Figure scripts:
>> start

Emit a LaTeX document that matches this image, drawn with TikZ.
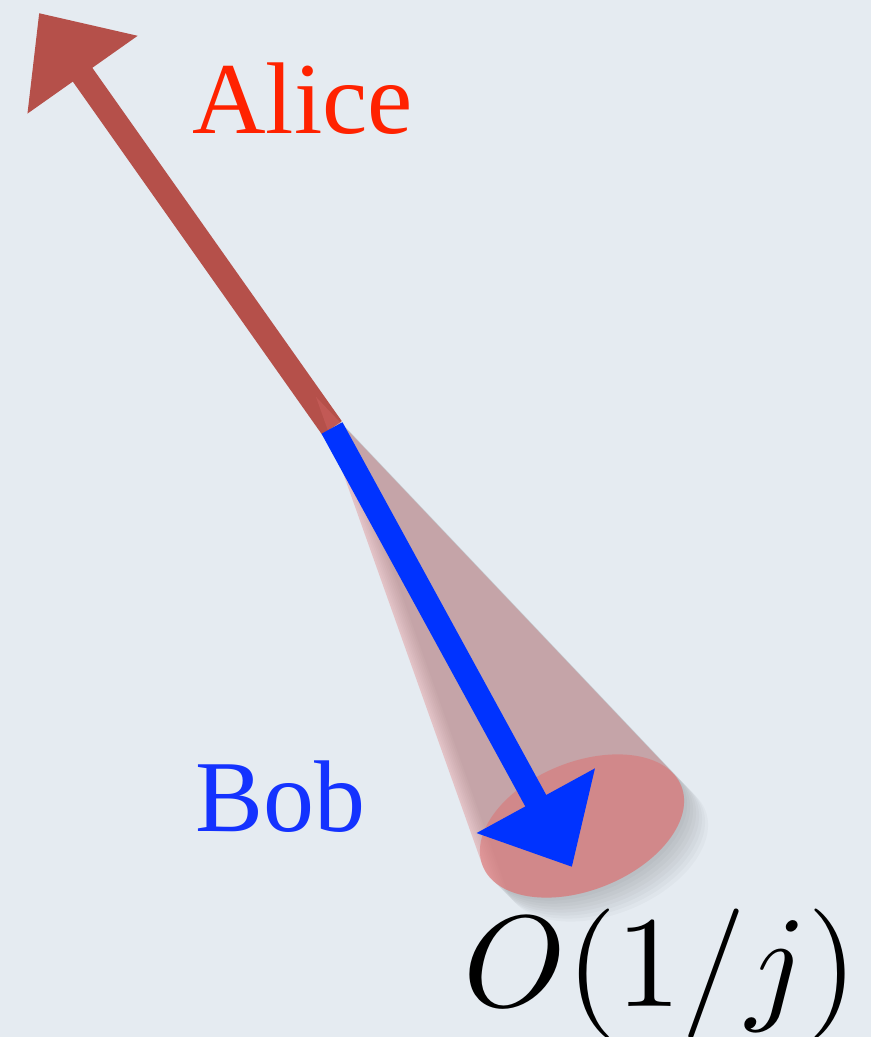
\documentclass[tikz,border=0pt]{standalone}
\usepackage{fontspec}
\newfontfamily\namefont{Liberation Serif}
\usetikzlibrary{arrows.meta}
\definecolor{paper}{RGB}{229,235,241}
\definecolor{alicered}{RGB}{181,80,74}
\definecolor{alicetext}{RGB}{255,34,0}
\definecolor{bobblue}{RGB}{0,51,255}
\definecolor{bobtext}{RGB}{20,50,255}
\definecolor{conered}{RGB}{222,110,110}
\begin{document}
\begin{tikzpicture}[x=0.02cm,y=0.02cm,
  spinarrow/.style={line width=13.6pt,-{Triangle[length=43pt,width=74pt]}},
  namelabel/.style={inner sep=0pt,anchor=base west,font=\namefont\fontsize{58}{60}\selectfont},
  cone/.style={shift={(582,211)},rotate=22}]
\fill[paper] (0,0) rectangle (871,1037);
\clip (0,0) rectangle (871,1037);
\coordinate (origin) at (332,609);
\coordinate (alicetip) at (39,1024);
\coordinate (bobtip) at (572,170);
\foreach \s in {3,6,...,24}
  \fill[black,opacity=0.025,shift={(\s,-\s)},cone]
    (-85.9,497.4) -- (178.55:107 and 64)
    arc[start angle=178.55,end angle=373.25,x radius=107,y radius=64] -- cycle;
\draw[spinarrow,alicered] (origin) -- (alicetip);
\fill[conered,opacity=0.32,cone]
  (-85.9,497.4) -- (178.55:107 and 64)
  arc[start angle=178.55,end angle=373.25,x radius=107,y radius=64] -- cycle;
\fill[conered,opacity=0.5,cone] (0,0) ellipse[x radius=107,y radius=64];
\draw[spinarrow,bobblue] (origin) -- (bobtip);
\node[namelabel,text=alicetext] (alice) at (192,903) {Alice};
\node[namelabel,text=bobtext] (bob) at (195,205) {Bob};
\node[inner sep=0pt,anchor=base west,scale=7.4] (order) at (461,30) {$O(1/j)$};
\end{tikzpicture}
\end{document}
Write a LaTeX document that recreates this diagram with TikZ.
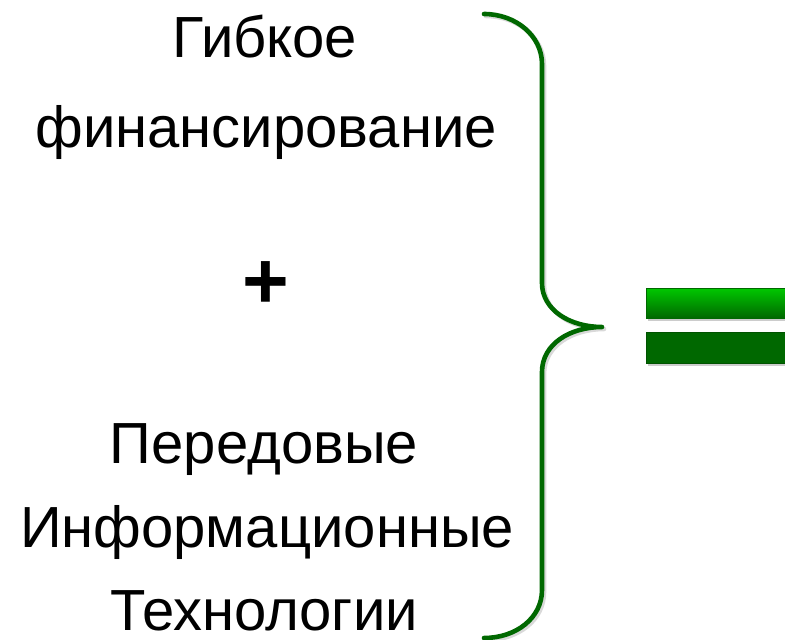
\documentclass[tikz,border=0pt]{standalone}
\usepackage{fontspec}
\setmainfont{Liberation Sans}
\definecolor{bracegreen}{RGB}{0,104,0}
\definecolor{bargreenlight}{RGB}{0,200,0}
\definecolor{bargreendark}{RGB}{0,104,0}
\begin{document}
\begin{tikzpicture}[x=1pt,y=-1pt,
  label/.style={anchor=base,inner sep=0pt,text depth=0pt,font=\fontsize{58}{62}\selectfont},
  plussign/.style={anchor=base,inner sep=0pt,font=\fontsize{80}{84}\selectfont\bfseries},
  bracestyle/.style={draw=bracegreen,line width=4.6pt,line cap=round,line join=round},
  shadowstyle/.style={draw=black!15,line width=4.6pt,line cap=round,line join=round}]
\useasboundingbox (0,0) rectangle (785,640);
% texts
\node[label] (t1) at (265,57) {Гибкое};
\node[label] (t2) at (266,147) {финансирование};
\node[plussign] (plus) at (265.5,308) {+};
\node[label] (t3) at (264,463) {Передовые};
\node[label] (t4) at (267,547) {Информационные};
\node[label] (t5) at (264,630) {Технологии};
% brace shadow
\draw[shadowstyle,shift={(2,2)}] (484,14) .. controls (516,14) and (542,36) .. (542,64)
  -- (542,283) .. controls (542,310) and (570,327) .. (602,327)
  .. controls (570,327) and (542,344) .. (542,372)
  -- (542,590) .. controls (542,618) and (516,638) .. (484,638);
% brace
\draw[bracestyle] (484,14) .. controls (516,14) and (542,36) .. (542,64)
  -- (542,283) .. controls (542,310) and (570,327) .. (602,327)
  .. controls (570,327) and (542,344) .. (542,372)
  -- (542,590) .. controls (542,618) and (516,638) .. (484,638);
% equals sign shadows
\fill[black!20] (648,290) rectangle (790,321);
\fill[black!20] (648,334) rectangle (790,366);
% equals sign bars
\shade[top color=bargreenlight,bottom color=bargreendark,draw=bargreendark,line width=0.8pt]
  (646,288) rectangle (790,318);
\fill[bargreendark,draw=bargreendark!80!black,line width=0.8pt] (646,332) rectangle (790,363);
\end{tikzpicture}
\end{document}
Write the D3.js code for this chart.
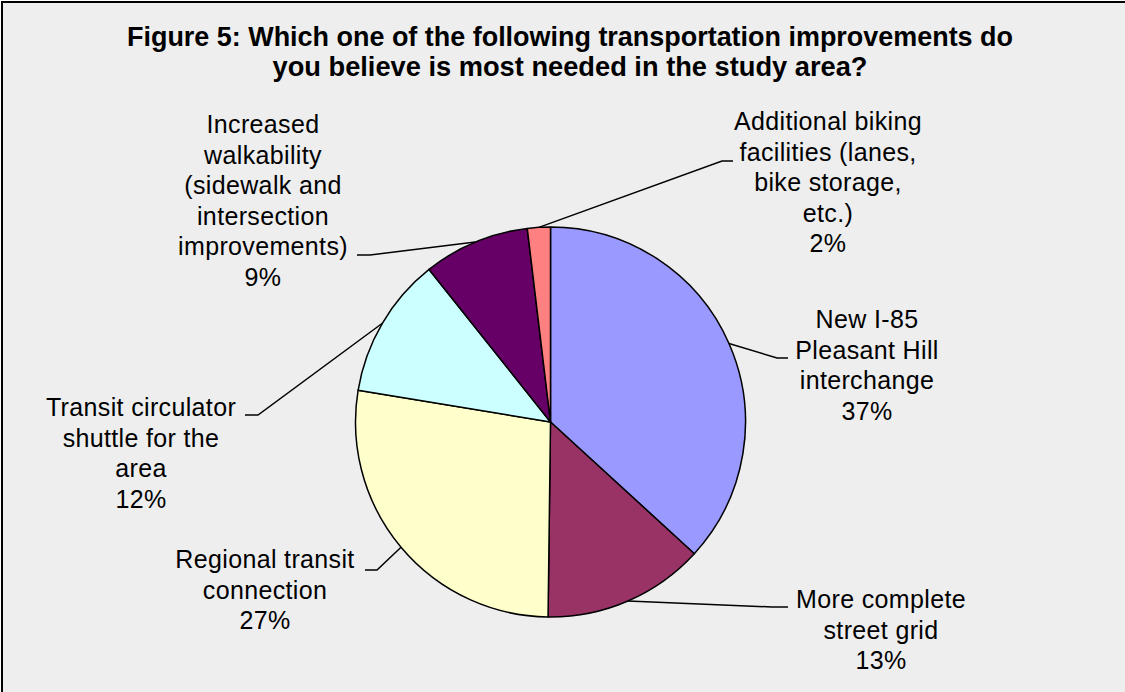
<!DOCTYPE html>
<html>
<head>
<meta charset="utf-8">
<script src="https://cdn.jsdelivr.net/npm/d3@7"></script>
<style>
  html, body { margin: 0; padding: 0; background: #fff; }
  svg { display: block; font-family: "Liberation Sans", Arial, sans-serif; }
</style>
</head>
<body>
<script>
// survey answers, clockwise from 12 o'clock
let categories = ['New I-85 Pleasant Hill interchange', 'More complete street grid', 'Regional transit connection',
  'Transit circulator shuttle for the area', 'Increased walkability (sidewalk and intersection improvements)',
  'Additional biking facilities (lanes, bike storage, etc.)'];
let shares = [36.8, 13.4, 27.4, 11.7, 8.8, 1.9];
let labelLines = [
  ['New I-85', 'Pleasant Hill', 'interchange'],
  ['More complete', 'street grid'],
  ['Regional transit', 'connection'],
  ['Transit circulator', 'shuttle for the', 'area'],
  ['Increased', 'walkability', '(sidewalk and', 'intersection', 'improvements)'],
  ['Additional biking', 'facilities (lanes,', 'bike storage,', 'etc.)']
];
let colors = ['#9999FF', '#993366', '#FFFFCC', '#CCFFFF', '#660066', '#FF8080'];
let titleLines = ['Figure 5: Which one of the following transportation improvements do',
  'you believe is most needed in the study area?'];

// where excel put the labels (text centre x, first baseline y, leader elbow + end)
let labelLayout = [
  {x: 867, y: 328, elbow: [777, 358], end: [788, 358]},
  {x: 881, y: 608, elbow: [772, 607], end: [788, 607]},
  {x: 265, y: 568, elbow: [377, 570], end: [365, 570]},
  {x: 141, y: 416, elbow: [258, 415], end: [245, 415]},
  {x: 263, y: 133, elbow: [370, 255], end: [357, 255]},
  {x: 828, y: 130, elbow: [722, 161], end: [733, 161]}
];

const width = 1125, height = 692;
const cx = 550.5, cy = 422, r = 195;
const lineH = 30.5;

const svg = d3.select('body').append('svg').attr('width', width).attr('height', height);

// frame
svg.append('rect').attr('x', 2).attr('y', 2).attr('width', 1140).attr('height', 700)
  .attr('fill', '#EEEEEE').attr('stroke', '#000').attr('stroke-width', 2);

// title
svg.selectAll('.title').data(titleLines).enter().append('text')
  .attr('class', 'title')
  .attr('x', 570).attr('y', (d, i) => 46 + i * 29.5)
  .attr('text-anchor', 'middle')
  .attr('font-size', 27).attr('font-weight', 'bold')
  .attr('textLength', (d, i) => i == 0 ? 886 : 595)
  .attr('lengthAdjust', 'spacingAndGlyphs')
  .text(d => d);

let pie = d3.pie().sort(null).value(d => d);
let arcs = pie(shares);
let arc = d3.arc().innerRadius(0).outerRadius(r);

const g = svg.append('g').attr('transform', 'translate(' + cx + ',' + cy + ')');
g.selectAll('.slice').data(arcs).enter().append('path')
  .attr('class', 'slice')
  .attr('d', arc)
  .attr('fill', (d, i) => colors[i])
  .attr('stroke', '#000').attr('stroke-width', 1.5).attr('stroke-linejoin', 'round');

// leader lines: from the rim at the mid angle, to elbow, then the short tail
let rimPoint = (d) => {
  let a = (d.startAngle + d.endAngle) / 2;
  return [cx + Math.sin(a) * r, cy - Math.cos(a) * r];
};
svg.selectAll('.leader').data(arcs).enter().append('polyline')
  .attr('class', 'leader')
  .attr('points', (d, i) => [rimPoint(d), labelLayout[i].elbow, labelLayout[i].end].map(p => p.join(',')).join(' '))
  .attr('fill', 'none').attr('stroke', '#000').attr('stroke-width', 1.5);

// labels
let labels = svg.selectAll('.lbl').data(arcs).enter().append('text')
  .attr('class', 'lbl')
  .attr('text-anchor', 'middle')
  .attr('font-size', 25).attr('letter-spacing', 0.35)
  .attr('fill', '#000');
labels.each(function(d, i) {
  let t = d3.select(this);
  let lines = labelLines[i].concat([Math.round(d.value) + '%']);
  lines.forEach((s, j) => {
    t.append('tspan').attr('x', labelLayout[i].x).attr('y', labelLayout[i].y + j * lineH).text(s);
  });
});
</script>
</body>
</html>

>> end

__Problem__
Filter the entries down to the lines with the word "this" in them.

__Written solution__
Emit a LaTeX document that matches this image, drawn with TikZ.
Write a LaTeX document that recreates this diagram with TikZ.
Write the D3.js code for this chart.
  let t = d3.select(this);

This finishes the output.